34. Extrait de l'arrêt de la IIe Cour civile dans la cause A. contre B.
(recours en réforme)

    5C.223/2004 du 23 mars 2005

Regeste

    Art. 206 Abs. 1 und 3 ZGB; Erwerb von Vermögensgegenständen durch
ein unverzinsliches Darlehen des Ehegatten.

    Ist der Erwerb von Vermögensgegenständen eines Ehegatten durch ein vom
andern Ehegatten gewährtes zinsloses Darlehen finanziert worden und besteht
im Zeitpunkt der Auseinandersetzung ein Mehrwert, so hat der Ehegatte,
der eine Ausnahme von der in Art. 206 Abs. 1 ZGB vorgesehenen gesetzlichen
Mehrwertbeteiligung geltend zu machen beabsichtigt, zu beweisen, dass
die Ehegatten eine derartige Ausnahme in der nach Art. 206 Abs. 3 ZGB
vorgeschriebenen schriftlichen Form vereinbart haben (E. 3).

Sachverhalt

    Par jugement du 13 avril 1999, le Tribunal de première instance du
canton de Genève a prononcé le divorce des époux A. (mari) et B. (épouse),
qui s'étaient mariés en 1994 à Genève sous le régime matrimonial de
la participation aux acquêts, et a réservé la liquidation du régime
matrimonial.

    Le 9 mai 2001, B. a assigné son ex-mari en liquidation du régime
matrimonial devant le Tribunal de première instance. Les parties
s'accordaient sur l'attribution en pleine propriété d'une maison sise à
Messery, avec les meubles qu'elle contient, à la demanderesse; en revanche,
elles se disputaient pour savoir si la demanderesse était redevable ou
non du paiement d'une soulte au défendeur.

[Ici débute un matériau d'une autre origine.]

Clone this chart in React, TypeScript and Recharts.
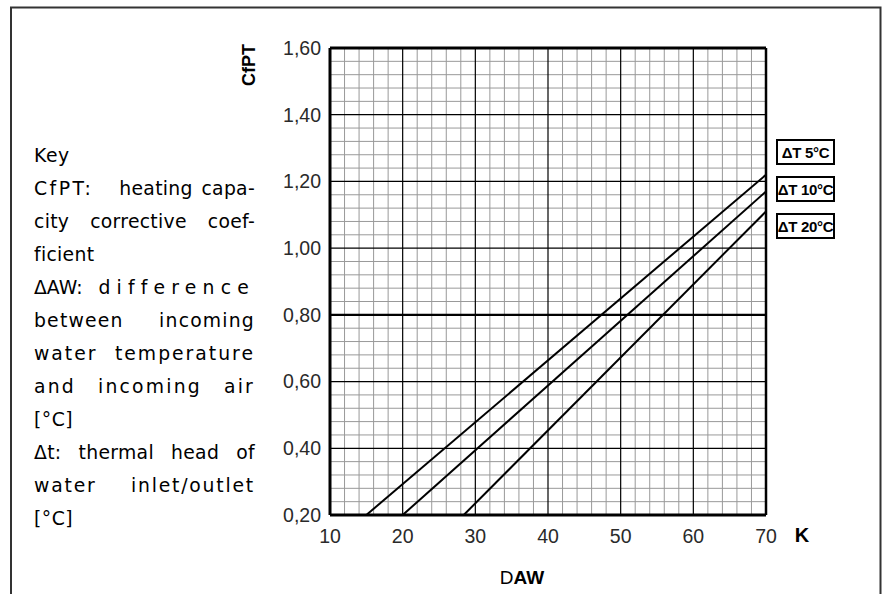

    Par jugement du 27 novembre 2003, le Tribunal de première instance
a dit que la maison de Messery et les meubles qui la garnissent sont la
propriété exclusive de la demanderesse. Il a en outre condamné celle-ci à
verser au défendeur la somme de 147'201.30 francs suisses (fr.) à titre
de liquidation du régime matrimonial, dont il a constaté la liquidation
moyennant ce qui précédait.

    La demanderesse a appelé de ce jugement devant la Cour de justice
du canton de Genève, en concluant à son annulation et en faisant valoir
que sa part afférente à la maison de Messery devait être comptée comme
un remploi de ses biens propres et non comme un acquêt, de sorte qu'elle
n'était pas redevable d'une soulte envers le défendeur.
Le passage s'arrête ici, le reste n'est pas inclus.